In resolving the motion, the Court examines the pleadings, depositions, answers to interrogatories, and admissions on file, together with any applicable affidavits. Fed.R.Civ.P. 56(c); SEC v. Seaboard Corp., 677 F.2d 1301, 1305-06 (9th Cir. 1982). The opposing party's evidence is to be believed and all reasonable inferences that may be drawn from the facts pleaded before the court must be drawn in favor of the opposing party. Anderson, 477 U.S. at 255. Nevertheless, inferences are not drawn out of the air, and it is the opposing party's obligation to produce a factual predicate from which the inference may be drawn. Richards v. Nielsen Freight Lines, 602 F.Supp. 1224, 1244-45 (E.D. Cal. 1985), aff'd, 810 F.2d 898 (9th Cir. 1987).
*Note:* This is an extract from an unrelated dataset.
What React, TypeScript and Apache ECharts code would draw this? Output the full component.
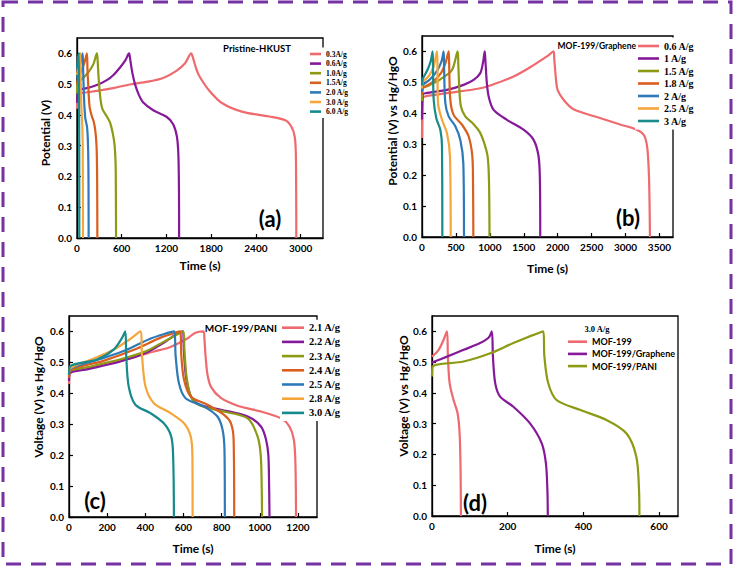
import React, { useEffect, useRef } from "react";
import * as echarts from "echarts";

// ---------- Panel (a): Pristine-HKUST ----------
const namesA = ["0.3A/g", "0.6A/g", "1.0A/g", "1.5A/g", "2.0 A/g", "3.0 A/g", "6.0 A/g"];
const a03 = [[0,0.42],[15,0.462],[50,0.47],[270,0.478],[500,0.488],[711,0.499],[950,0.508],[1156,0.52],[1333,0.543],[1450,0.568],[1533,0.6],[1550,0.59],[1600,0.55],[1644,0.525],[1778,0.478],[1955,0.437],[2222,0.41],[2578,0.395],[2800,0.382],[2880,0.36],[2920,0.33],[2935,0.28],[2940,0.15],[2942,0]];
const a06 = [[0,0.44],[15,0.478],[44,0.482],[150,0.488],[267,0.497],[400,0.513],[489,0.53],[580,0.555],[650,0.578],[698,0.6],[711,0.585],[740,0.54],[778,0.5],[830,0.465],[889,0.44],[1022,0.415],[1200,0.394],[1290,0.37],[1340,0.33],[1360,0.27],[1368,0.15],[1370,0]];
const a10 = [[0,0.47],[10,0.508],[60,0.515],[156,0.54],[220,0.565],[267,0.6],[276,0.58],[290,0.52],[311,0.46],[340,0.42],[400,0.395],[444,0.375],[480,0.34],[505,0.3],[518,0.24],[522,0.12],[524,0]];
const a15 = [[0,0.5],[20,0.52],[60,0.545],[100,0.57],[133,0.6],[140,0.55],[150,0.5],[169,0.426],[200,0.395],[222,0.38],[245,0.35],[262,0.3],[270,0.2],[273,0]];
const a20 = [[0,0.52],[30,0.55],[60,0.58],[76,0.6],[82,0.55],[95,0.45],[111,0.39],[135,0.36],[148,0.3],[154,0.2],[156,0]];
const a30 = [[0,0.53],[20,0.56],[44,0.6],[50,0.5],[60,0.42],[70,0.37],[77,0.3],[80,0]];
const a60 = [[0,0.55],[12,0.58],[22,0.6],[25,0.5],[28,0.4],[30,0.3],[31,0]];

// ---------- Panel (b): MOF-199/Graphene ----------
const namesB = ["0.6 A/g", "1 A/g", "1.5 A/g", "1.8 A/g", "2 A/g", "2.5 A/g", "3 A/g"];
const b06 = [[0,0.32],[5,0.4],[15,0.45],[100,0.457],[368,0.465],[859,0.481],[1105,0.498],[1350,0.519],[1595,0.549],[1841,0.584],[1940,0.6],[1950,0.575],[1975,0.51],[2000,0.475],[2086,0.444],[2234,0.413],[2577,0.388],[2921,0.364],[3166,0.347],[3270,0.33],[3320,0.29],[3345,0.2],[3355,0.1],[3360,0]];
const b1 = [[0,0.38],[10,0.46],[50,0.465],[368,0.476],[614,0.492],[761,0.508],[859,0.53],[900,0.565],[925,0.6],[935,0.57],[955,0.5],[983,0.454],[1056,0.411],[1252,0.379],[1497,0.347],[1645,0.314],[1718,0.261],[1738,0.185],[1743,0]];
const b15 = [[0,0.44],[10,0.48],[100,0.49],[270,0.51],[442,0.54],[525,0.6],[535,0.56],[550,0.48],[574,0.422],[638,0.39],[761,0.365],[850,0.34],[908,0.31],[967,0.261],[987,0.185],[995,0]];
const b18 = [[0,0.46],[10,0.48],[150,0.5],[280,0.53],[350,0.565],[393,0.6],[400,0.56],[417,0.444],[466,0.395],[590,0.363],[688,0.325],[742,0.261],[752,0.18],[757,0]];
const b2 = [[0,0.47],[10,0.49],[120,0.51],[230,0.54],[290,0.57],[319,0.6],[325,0.55],[344,0.433],[393,0.39],[491,0.358],[565,0.314],[609,0.239],[619,0]];
const b25 = [[0,0.48],[10,0.5],[100,0.52],[170,0.55],[221,0.6],[228,0.55],[236,0.433],[295,0.379],[368,0.336],[412,0.261],[423,0]];
const b3 = [[0,0.49],[10,0.51],[80,0.54],[130,0.57],[157,0.6],[162,0.55],[172,0.444],[211,0.384],[270,0.347],[295,0.293],[300,0]];

// ---------- Panel (c): MOF-199/PANI ----------
const namesC = ["2.1 A/g", "2.2 A/g", "2.3 A/g", "2.4 A/g", "2.5 A/g", "2.8 A/g", "3.0 A/g"];
const c21 = [[0,0.43],[5,0.468],[100,0.483],[269,0.505],[350,0.518],[445,0.535],[532,0.55],[620,0.577],[660,0.595],[705,0.6],[710,0.575],[716,0.52],[726,0.46],[745,0.42],[796,0.385],[884,0.36],[1007,0.341],[1112,0.319],[1156,0.292],[1179,0.249],[1187,0.17],[1190,0]];
const c22 = [[0,0.44],[5,0.465],[100,0.478],[269,0.503],[400,0.53],[500,0.565],[560,0.59],[597,0.6],[602,0.54],[614,0.45],[640,0.39],[690,0.362],[796,0.347],[937,0.325],[1007,0.292],[1033,0.25],[1045,0.2],[1049,0.1],[1051,0]];
const c23 = [[0,0.45],[5,0.472],[100,0.485],[269,0.51],[400,0.535],[500,0.568],[600,0.6],[605,0.54],[617,0.45],[642,0.385],[690,0.36],[796,0.343],[937,0.319],[989,0.26],[1005,0.2],[1010,0.1],[1012,0]];
const c24 = [[0,0.45],[5,0.474],[181,0.505],[357,0.545],[480,0.58],[582,0.6],[589,0.52],[603,0.444],[638,0.39],[726,0.363],[813,0.33],[849,0.303],[863,0.249],[866,0]];
const c25 = [[0,0.46],[5,0.478],[160,0.51],[300,0.54],[420,0.575],[550,0.6],[559,0.52],[576,0.433],[611,0.384],[708,0.357],[778,0.325],[805,0.282],[815,0.217],[817,0]];
const c28 = [[0,0.46],[5,0.48],[120,0.51],[230,0.54],[320,0.575],[374,0.6],[383,0.52],[401,0.422],[445,0.368],[532,0.336],[603,0.303],[638,0.26],[647,0.195],[648,0]];
const c30 = [[0,0.46],[5,0.487],[146,0.509],[234,0.541],[278,0.579],[295,0.6],[300,0.52],[313,0.422],[348,0.363],[427,0.336],[497,0.303],[536,0.26],[546,0.195],[550,0]];

// ---------- Panel (d): 3.0 A/g comparison ----------
const namesD = ["MOF-199", "MOF-199/Graphene", "MOF-199/PANI"];
const dMof = [[0,0.518],[17.6,0.54],[30.7,0.573],[39.5,0.6],[42,0.518],[46.6,0.432],[57,0.377],[67.6,0.334],[73,0.268],[75.5,0.15],[76.4,0]];
const dGr = [[0,0.499],[39.5,0.518],[83.5,0.54],[127,0.562],[150,0.58],[158,0.6],[161,0.518],[167,0.432],[180,0.388],[215,0.355],[259,0.301],[290,0.236],[301,0.171],[305,0.08],[306,0]];
const dPani = [[0,0.453],[2,0.486],[83.5,0.502],[154,0.529],[215,0.562],[294,0.6],[297,0.518],[307,0.432],[329,0.377],[391,0.345],[461,0.312],[514,0.268],[540,0.192],[547,0.084],[548,0]];

const yTicks = ["0.0", "0.1", "0.2", "0.3", "0.4", "0.5", "0.6"];

const RED = "#EE6A6E", PUR = "#86189A", OLV = "#8C9A14", ORG = "#D95F1E", BLU = "#2E79B8", AMB = "#F4A63A", TEA = "#168A8C";
const colors7 = [RED, PUR, OLV, ORG, BLU, AMB, TEA];
const colors3 = [RED, PUR, OLV];

const SANS = "Lato";
const SERIF = "Liberation Serif";

function xAx(i: number, max: number, interval: number, nameGap: number) {
  return {
    type: "value", gridIndex: i, min: 0, max, interval,
    name: "Time (s)", nameLocation: "middle", nameGap,
    nameTextStyle: { fontFamily: SANS, fontWeight: "bold", fontSize: 12, color: "#000" },
    axisLine: { show: true, onZero: false, lineStyle: { color: "#000", width: 1.3 } },
    axisTick: { show: true, inside: true, length: 4, lineStyle: { color: "#000", width: 1.2 } },
    axisLabel: { color: "#000", fontFamily: SANS, fontWeight: "bold", fontSize: 10, margin: 5, showMaxLabel: false, formatter: (v: number) => String(v) },
    splitLine: { show: false },
  };
}
function yAx(i: number) {
  return {
    type: "value", gridIndex: i, min: 0, max: 0.65, interval: 0.1,
    axisLine: { show: true, onZero: false, lineStyle: { color: "#000", width: 1.3 } },
    axisTick: { show: true, inside: true, length: 4, lineStyle: { color: "#000", width: 1.2 } },
    axisLabel: { color: "#000", fontFamily: SANS, fontWeight: "bold", fontSize: 10, margin: 5, showMaxLabel: false,
      formatter: (v: number) => yTicks[Math.round(v * 10)] ?? v.toFixed(1) },
    splitLine: { show: false },
  };
}
function mk(name: string, data: number[][], color: string, gi: number) {
  return {
    type: "line", name, data, xAxisIndex: gi, yAxisIndex: gi,
    showSymbol: false, symbol: "none", smooth: 0.3, silent: true,
    lineStyle: { color, width: 2.2 }, itemStyle: { color },
  };
}
function legend(names: string[], cols: string[], o: any) {
  return {
    orient: "vertical", icon: "rect", selectedMode: false,
    left: o.left, top: o.top, padding: o.padding, itemWidth: o.itemWidth, itemHeight: 2.6, itemGap: o.itemGap,
    backgroundColor: o.bg ? "#fff" : "transparent",
    textStyle: { fontFamily: o.font, fontWeight: "bold", fontSize: o.fontSize, lineHeight: o.lineHeight, color: "#000" },
    data: names.map((n, k) => ({ name: n, itemStyle: { color: cols[k], borderWidth: 0 } })),
  };
}
function txt(text: string, x: number, y: number, font: string, align = "center", rot = 0) {
  return {
    type: "text", x, y, rotation: rot, silent: true, z: 10,
    style: { text, font, fill: "#000", align, verticalAlign: "middle", textAlign: align, textVerticalAlign: "middle" },
  };
}

export default function App() {
  const ref = useRef<HTMLDivElement>(null);
  useEffect(() => {
    if (!ref.current) return;
    const chart = echarts.init(ref.current, null, { renderer: "svg" });
    const dataA = [a03, a06, a10, a15, a20, a30, a60];
    const dataB = [b06, b1, b15, b18, b2, b25, b3];
    const dataC = [c21, c22, c23, c24, c25, c28, c30];
    const dataD = [dMof, dGr, dPani];
    const series: any[] = [];
    dataA.forEach((d, k) => series.push(mk(namesA[k], d, colors7[k], 0)));
    dataB.forEach((d, k) => series.push(mk(namesB[k], d, colors7[k], 1)));
    dataC.forEach((d, k) => series.push(mk(namesC[k], d, colors7[k], 2)));
    dataD.forEach((d, k) => series.push(mk(namesD[k], d, colors3[k], 3)));
    const gridStyle = { show: true, borderColor: "#000", borderWidth: 1.3, backgroundColor: "transparent" };
    chart.setOption({
      animation: false,
      backgroundColor: "#fff",
      grid: [
        { left: 77, top: 38, width: 246, height: 200, ...gridStyle },
        { left: 422, top: 36, width: 251, height: 201, ...gridStyle },
        { left: 69, top: 316, width: 248, height: 201, ...gridStyle },
        { left: 432, top: 316, width: 246, height: 200, ...gridStyle },
      ],
      xAxis: [xAx(0, 3300, 600, 21), xAx(1, 3700, 500, 25), xAx(2, 1300, 200, 25), xAx(3, 650, 200, 26)],
      yAxis: [yAx(0), yAx(1), yAx(2), yAx(3)],
      legend: [
        legend(namesA, colors7, { left: 308, top: 47.5, padding: 2, itemWidth: 11, itemGap: 0.6, font: SERIF, fontSize: 7.5, lineHeight: 9, bg: true }),
        legend(namesB, colors7, { left: 635, top: 37.5, padding: 3, itemWidth: 21, itemGap: 1.5, font: SERIF, fontSize: 10, lineHeight: 11, bg: true }),
        legend(namesC, colors7, { left: 280, top: 319.7, padding: 2, itemWidth: 22, itemGap: 2.2, font: SERIF, fontSize: 10.5, lineHeight: 12, bg: true }),
        legend(namesD, colors3, { left: 566, top: 334.7, padding: 2, itemWidth: 19, itemGap: 2.2, font: SANS, fontSize: 9, lineHeight: 10, bg: false }),
      ],
      graphic: [
        { type: "rect", silent: true, z: 20, shape: { x: 3, y: 2, width: 728, height: 562 },
          style: { fill: "none", stroke: "#7432A3", lineWidth: 3, lineDash: [15, 10] } },
        txt("Pristine-HKUST", 257, 48, `bold 9.5px ${SANS}`),
        txt("MOF-199/Graphene", 636, 46, `bold 8.5px ${SANS}`, "right"),
        txt("MOF-199/PANI", 277, 328, `bold 10px ${SANS}`, "right"),
        txt("3.0 A/g", 597, 329, `bold 8.5px ${SERIF}`),
        txt("(a)", 270, 218, `bold 22px ${SANS}`),
        txt("(b)", 628, 217, `bold 22px ${SANS}`),
        txt("(c)", 95, 500, `bold 22px ${SANS}`),
        txt("(d)", 475, 502, `bold 22px ${SANS}`),
        txt("Potential (V)", 45, 133, `bold 12px ${SANS}`, "center", Math.PI / 2),
        txt("Potential (V) vs Hg/HgO", 392, 121, `bold 12px ${SANS}`, "center", Math.PI / 2),
        txt("Voltage (V) vs Hg/HgO", 38, 397, `bold 12px ${SANS}`, "center", Math.PI / 2),
        txt("Voltage (V) vs Hg/HgO", 403, 396, `bold 12px ${SANS}`, "center", Math.PI / 2),
      ],
      series,
    });
    return () => chart.dispose();
  }, []);
  return <div ref={ref} style={{ position: "absolute", left: 0, top: 0, width: 734, height: 567 }} />;
}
Finally, to demonstrate a genuine issue that necessitates a jury trial, the opposing party “must do more than simply show that there is some metaphysical doubt as to the material facts.” Matsushita Elec. Indus. Co., 475 U.S. at 586. “Where the record taken as a whole could not lead a rational trier of fact to find for the nonmoving party, there is no ‘genuine issue for trial.'” Id. at 587.

III. Analysis

In moving for summary judgment, Plaintiffs seek a declaration from the Court that “Zurich had a duty to defend Motor Parts for the [Underlying Action] and failed to do so.” (ECF No. 81-1 at 6.) In its cross motion for summary judgment, Defendants argue they did not have a duty to defend Motor Parts in the Underlying Action because Motor Parts is not their insured, and Plaintiffs are thus not entitled to equitable contribution or subrogation. (ECF No. 82 at 16.)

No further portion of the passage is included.